START

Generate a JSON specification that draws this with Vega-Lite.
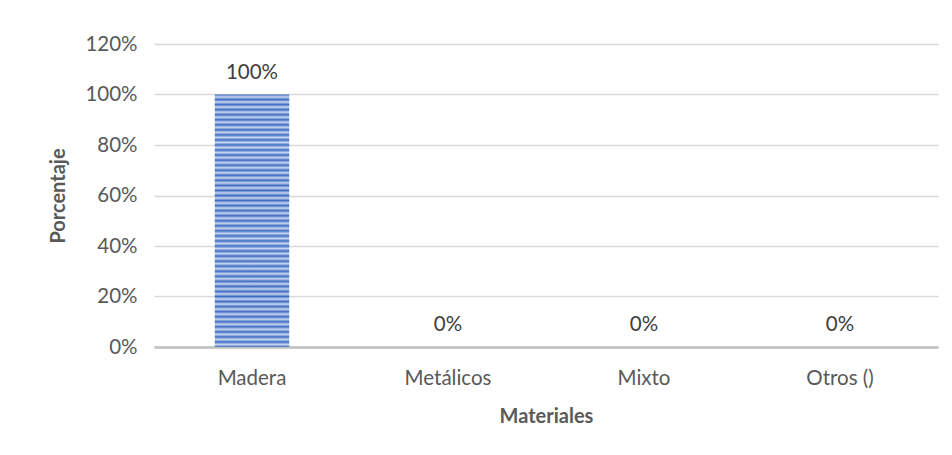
{
  "$schema": "https://vega.github.io/schema/vega-lite/v6.json",
  "width": 784,
  "height": 303,
  "autosize": {"type": "none"},
  "padding": {"left": 154, "top": 44, "right": 14, "bottom": 108},
  "background": "white",
  "config": {
    "view": {"stroke": null},
    "font": "Lato",
    "axis": {"labelFont": "Lato", "titleFont": "Lato", "labelColor": "#595959", "titleColor": "#595959", "labelFontSize": 20.5, "titleFontSize": 20, "titleFontWeight": "bold"}
  },
  "data": {
    "values": [
      {"material": "Madera", "pct": 1.0},
      {"material": "Metálicos", "pct": 0},
      {"material": "Mixto", "pct": 0},
      {"material": "Otros ()", "pct": 0}
    ]
  },
  "encoding": {
    "x": {
      "field": "material", "type": "nominal", "sort": null,
      "scale": {"paddingInner": 0.62, "paddingOuter": 0.31},
      "axis": {"title": "Materiales", "labelAngle": 0, "ticks": false, "labelPadding": 21, "titlePadding": 18, "domainColor": "#BFBFBF", "domainWidth": 2.5, "grid": false}
    },
    "y": {
      "field": "pct", "type": "quantitative",
      "scale": {"domain": [0, 1.2]},
      "axis": {"title": "Porcentaje", "format": ".0%", "values": [0, 0.2, 0.4, 0.6, 0.8, 1.0, 1.2], "ticks": false, "domain": false, "labelPadding": 17, "titlePadding": 16, "gridColor": "#D9D9D9", "gridWidth": 1.3}
    }
  },
  "layer": [
    {
      "mark": {
        "type": "bar",
        "fill": {
          "gradient": "linear", "x1": 0, "y1": 0, "x2": 0, "y2": 1,
          "stops": [
            {"offset": 0.00, "color": "#3F6DC2"}, {"offset": 0.01, "color": "#C8D6F0"},
            {"offset": 0.02, "color": "#3F6DC2"}, {"offset": 0.03, "color": "#C8D6F0"},
            {"offset": 0.04, "color": "#3F6DC2"}, {"offset": 0.05, "color": "#C8D6F0"},
            {"offset": 0.06, "color": "#3F6DC2"}, {"offset": 0.07, "color": "#C8D6F0"},
            {"offset": 0.08, "color": "#3F6DC2"}, {"offset": 0.09, "color": "#C8D6F0"},
            {"offset": 0.10, "color": "#3F6DC2"}, {"offset": 0.11, "color": "#C8D6F0"},
            {"offset": 0.12, "color": "#3F6DC2"}, {"offset": 0.13, "color": "#C8D6F0"},
            {"offset": 0.14, "color": "#3F6DC2"}, {"offset": 0.15, "color": "#C8D6F0"},
            {"offset": 0.16, "color": "#3F6DC2"}, {"offset": 0.17, "color": "#C8D6F0"},
            {"offset": 0.18, "color": "#3F6DC2"}, {"offset": 0.19, "color": "#C8D6F0"},
            {"offset": 0.20, "color": "#3F6DC2"}, {"offset": 0.21, "color": "#C8D6F0"},
            {"offset": 0.22, "color": "#3F6DC2"}, {"offset": 0.23, "color": "#C8D6F0"},
            {"offset": 0.24, "color": "#3F6DC2"}, {"offset": 0.25, "color": "#C8D6F0"},
            {"offset": 0.26, "color": "#3F6DC2"}, {"offset": 0.27, "color": "#C8D6F0"},
            {"offset": 0.28, "color": "#3F6DC2"}, {"offset": 0.29, "color": "#C8D6F0"},
            {"offset": 0.30, "color": "#3F6DC2"}, {"offset": 0.31, "color": "#C8D6F0"},
            {"offset": 0.32, "color": "#3F6DC2"}, {"offset": 0.33, "color": "#C8D6F0"},
            {"offset": 0.34, "color": "#3F6DC2"}, {"offset": 0.35, "color": "#C8D6F0"},
            {"offset": 0.36, "color": "#3F6DC2"}, {"offset": 0.37, "color": "#C8D6F0"},
            {"offset": 0.38, "color": "#3F6DC2"}, {"offset": 0.39, "color": "#C8D6F0"},
            {"offset": 0.40, "color": "#3F6DC2"}, {"offset": 0.41, "color": "#C8D6F0"},
            {"offset": 0.42, "color": "#3F6DC2"}, {"offset": 0.43, "color": "#C8D6F0"},
            {"offset": 0.44, "color": "#3F6DC2"}, {"offset": 0.45, "color": "#C8D6F0"},
            {"offset": 0.46, "color": "#3F6DC2"}, {"offset": 0.47, "color": "#C8D6F0"},
            {"offset": 0.48, "color": "#3F6DC2"}, {"offset": 0.49, "color": "#C8D6F0"},
            {"offset": 0.50, "color": "#3F6DC2"}, {"offset": 0.51, "color": "#C8D6F0"},
            {"offset": 0.52, "color": "#3F6DC2"}, {"offset": 0.53, "color": "#C8D6F0"},
            {"offset": 0.54, "color": "#3F6DC2"}, {"offset": 0.55, "color": "#C8D6F0"},
            {"offset": 0.56, "color": "#3F6DC2"}, {"offset": 0.57, "color": "#C8D6F0"},
            {"offset": 0.58, "color": "#3F6DC2"}, {"offset": 0.59, "color": "#C8D6F0"},
            {"offset": 0.60, "color": "#3F6DC2"}, {"offset": 0.61, "color": "#C8D6F0"},
            {"offset": 0.62, "color": "#3F6DC2"}, {"offset": 0.63, "color": "#C8D6F0"},
            {"offset": 0.64, "color": "#3F6DC2"}, {"offset": 0.65, "color": "#C8D6F0"},
            {"offset": 0.66, "color": "#3F6DC2"}, {"offset": 0.67, "color": "#C8D6F0"},
            {"offset": 0.68, "color": "#3F6DC2"}, {"offset": 0.69, "color": "#C8D6F0"},
            {"offset": 0.70, "color": "#3F6DC2"}, {"offset": 0.71, "color": "#C8D6F0"},
            {"offset": 0.72, "color": "#3F6DC2"}, {"offset": 0.73, "color": "#C8D6F0"},
            {"offset": 0.74, "color": "#3F6DC2"}, {"offset": 0.75, "color": "#C8D6F0"},
            {"offset": 0.76, "color": "#3F6DC2"}, {"offset": 0.77, "color": "#C8D6F0"},
            {"offset": 0.78, "color": "#3F6DC2"}, {"offset": 0.79, "color": "#C8D6F0"},
            {"offset": 0.80, "color": "#3F6DC2"}, {"offset": 0.81, "color": "#C8D6F0"},
            {"offset": 0.82, "color": "#3F6DC2"}, {"offset": 0.83, "color": "#C8D6F0"},
            {"offset": 0.84, "color": "#3F6DC2"}, {"offset": 0.85, "color": "#C8D6F0"},
            {"offset": 0.86, "color": "#3F6DC2"}, {"offset": 0.87, "color": "#C8D6F0"},
            {"offset": 0.88, "color": "#3F6DC2"}, {"offset": 0.89, "color": "#C8D6F0"},
            {"offset": 0.90, "color": "#3F6DC2"}, {"offset": 0.91, "color": "#C8D6F0"},
            {"offset": 0.92, "color": "#3F6DC2"}, {"offset": 0.93, "color": "#C8D6F0"},
            {"offset": 0.94, "color": "#3F6DC2"}, {"offset": 0.95, "color": "#C8D6F0"},
            {"offset": 0.96, "color": "#3F6DC2"}, {"offset": 0.97, "color": "#C8D6F0"},
            {"offset": 0.98, "color": "#3F6DC2"}, {"offset": 0.99, "color": "#C8D6F0"},
            {"offset": 1.00, "color": "#3F6DC2"}
          ]
        }
      }
    },
    {
      "mark": {"type": "text", "baseline": "bottom", "dy": -12, "fontSize": 20.5, "color": "#404040", "font": "Lato"},
      "encoding": {"text": {"field": "pct", "type": "quantitative", "format": ".0%"}}
    }
  ]
}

END

Pictures are excluded; output everything else in the data verbatim.

**Response to this exercise**
Generate a JSON specification that draws this with Vega-Lite.
{
  "$schema": "https://vega.github.io/schema/vega-lite/v6.json",
  "width": 784,
  "height": 303,
  "autosize": {"type": "none"},
  "padding": {"left": 154, "top": 44, "right": 14, "bottom": 108},
  "background": "white",
  "config": {
    "view": {"stroke": null},
    "font": "Lato",
    "axis": {"labelFont": "Lato", "titleFont": "Lato", "labelColor": "#595959", "titleColor": "#595959", "labelFontSize": 20.5, "titleFontSize": 20, "titleFontWeight": "bold"}
  },
  "data": {
    "values": [
      {"material": "Madera", "pct": 1.0},
      {"material": "Metálicos", "pct": 0},
      {"material": "Mixto", "pct": 0},
      {"material": "Otros ()", "pct": 0}
    ]
  },
  "encoding": {
    "x": {
      "field": "material", "type": "nominal", "sort": null,
      "scale": {"paddingInner": 0.62, "paddingOuter": 0.31},
      "axis": {"title": "Materiales", "labelAngle": 0, "ticks": false, "labelPadding": 21, "titlePadding": 18, "domainColor": "#BFBFBF", "domainWidth": 2.5, "grid": false}
    },
    "y": {
      "field": "pct", "type": "quantitative",
      "scale": {"domain": [0, 1.2]},
      "axis": {"title": "Porcentaje", "format": ".0%", "values": [0, 0.2, 0.4, 0.6, 0.8, 1.0, 1.2], "ticks": false, "domain": false, "labelPadding": 17, "titlePadding": 16, "gridColor": "#D9D9D9", "gridWidth": 1.3}
    }
  },
  "layer": [
    {
      "mark": {
        "type": "bar",
        "fill": {
          "gradient": "linear", "x1": 0, "y1": 0, "x2": 0, "y2": 1,
          "stops": [
            {"offset": 0.00, "color": "#3F6DC2"}, {"offset": 0.01, "color": "#C8D6F0"},
            {"offset": 0.02, "color": "#3F6DC2"}, {"offset": 0.03, "color": "#C8D6F0"},
            {"offset": 0.04, "color": "#3F6DC2"}, {"offset": 0.05, "color": "#C8D6F0"},
            {"offset": 0.06, "color": "#3F6DC2"}, {"offset": 0.07, "color": "#C8D6F0"},
            {"offset": 0.08, "color": "#3F6DC2"}, {"offset": 0.09, "color": "#C8D6F0"},
            {"offset": 0.10, "color": "#3F6DC2"}, {"offset": 0.11, "color": "#C8D6F0"},
            {"offset": 0.12, "color": "#3F6DC2"}, {"offset": 0.13, "color": "#C8D6F0"},
            {"offset": 0.14, "color": "#3F6DC2"}, {"offset": 0.15, "color": "#C8D6F0"},
            {"offset": 0.16, "color": "#3F6DC2"}, {"offset": 0.17, "color": "#C8D6F0"},
            {"offset": 0.18, "color": "#3F6DC2"}, {"offset": 0.19, "color": "#C8D6F0"},
            {"offset": 0.20, "color": "#3F6DC2"}, {"offset": 0.21, "color": "#C8D6F0"},
            {"offset": 0.22, "color": "#3F6DC2"}, {"offset": 0.23, "color": "#C8D6F0"},
            {"offset": 0.24, "color": "#3F6DC2"}, {"offset": 0.25, "color": "#C8D6F0"},
            {"offset": 0.26, "color": "#3F6DC2"}, {"offset": 0.27, "color": "#C8D6F0"},
            {"offset": 0.28, "color": "#3F6DC2"}, {"offset": 0.29, "color": "#C8D6F0"},
            {"offset": 0.30, "color": "#3F6DC2"}, {"offset": 0.31, "color": "#C8D6F0"},
            {"offset": 0.32, "color": "#3F6DC2"}, {"offset": 0.33, "color": "#C8D6F0"},
            {"offset": 0.34, "color": "#3F6DC2"}, {"offset": 0.35, "color": "#C8D6F0"},
            {"offset": 0.36, "color": "#3F6DC2"}, {"offset": 0.37, "color": "#C8D6F0"},
            {"offset": 0.38, "color": "#3F6DC2"}, {"offset": 0.39, "color": "#C8D6F0"},
            {"offset": 0.40, "color": "#3F6DC2"}, {"offset": 0.41, "color": "#C8D6F0"},
            {"offset": 0.42, "color": "#3F6DC2"}, {"offset": 0.43, "color": "#C8D6F0"},
            {"offset": 0.44, "color": "#3F6DC2"}, {"offset": 0.45, "color": "#C8D6F0"},
            {"offset": 0.46, "color": "#3F6DC2"}, {"offset": 0.47, "color": "#C8D6F0"},
            {"offset": 0.48, "color": "#3F6DC2"}, {"offset": 0.49, "color": "#C8D6F0"},
            {"offset": 0.50, "color": "#3F6DC2"}, {"offset": 0.51, "color": "#C8D6F0"},
            {"offset": 0.52, "color": "#3F6DC2"}, {"offset": 0.53, "color": "#C8D6F0"},
            {"offset": 0.54, "color": "#3F6DC2"}, {"offset": 0.55, "color": "#C8D6F0"},
            {"offset": 0.56, "color": "#3F6DC2"}, {"offset": 0.57, "color": "#C8D6F0"},
            {"offset": 0.58, "color": "#3F6DC2"}, {"offset": 0.59, "color": "#C8D6F0"},
            {"offset": 0.60, "color": "#3F6DC2"}, {"offset": 0.61, "color": "#C8D6F0"},
            {"offset": 0.62, "color": "#3F6DC2"}, {"offset": 0.63, "color": "#C8D6F0"},
            {"offset": 0.64, "color": "#3F6DC2"}, {"offset": 0.65, "color": "#C8D6F0"},
            {"offset": 0.66, "color": "#3F6DC2"}, {"offset": 0.67, "color": "#C8D6F0"},
            {"offset": 0.68, "color": "#3F6DC2"}, {"offset": 0.69, "color": "#C8D6F0"},
            {"offset": 0.70, "color": "#3F6DC2"}, {"offset": 0.71, "color": "#C8D6F0"},
            {"offset": 0.72, "color": "#3F6DC2"}, {"offset": 0.73, "color": "#C8D6F0"},
            {"offset": 0.74, "color": "#3F6DC2"}, {"offset": 0.75, "color": "#C8D6F0"},
            {"offset": 0.76, "color": "#3F6DC2"}, {"offset": 0.77, "color": "#C8D6F0"},
            {"offset": 0.78, "color": "#3F6DC2"}, {"offset": 0.79, "color": "#C8D6F0"},
            {"offset": 0.80, "color": "#3F6DC2"}, {"offset": 0.81, "color": "#C8D6F0"},
            {"offset": 0.82, "color": "#3F6DC2"}, {"offset": 0.83, "color": "#C8D6F0"},
            {"offset": 0.84, "color": "#3F6DC2"}, {"offset": 0.85, "color": "#C8D6F0"},
            {"offset": 0.86, "color": "#3F6DC2"}, {"offset": 0.87, "color": "#C8D6F0"},
            {"offset": 0.88, "color": "#3F6DC2"}, {"offset": 0.89, "color": "#C8D6F0"},
            {"offset": 0.90, "color": "#3F6DC2"}, {"offset": 0.91, "color": "#C8D6F0"},
            {"offset": 0.92, "color": "#3F6DC2"}, {"offset": 0.93, "color": "#C8D6F0"},
            {"offset": 0.94, "color": "#3F6DC2"}, {"offset": 0.95, "color": "#C8D6F0"},
            {"offset": 0.96, "color": "#3F6DC2"}, {"offset": 0.97, "color": "#C8D6F0"},
            {"offset": 0.98, "color": "#3F6DC2"}, {"offset": 0.99, "color": "#C8D6F0"},
            {"offset": 1.00, "color": "#3F6DC2"}
          ]
        }
      }
    },
    {
      "mark": {"type": "text", "baseline": "bottom", "dy": -12, "fontSize": 20.5, "color": "#404040", "font": "Lato"},
      "encoding": {"text": {"field": "pct", "type": "quantitative", "format": ".0%"}}
    }
  ]
}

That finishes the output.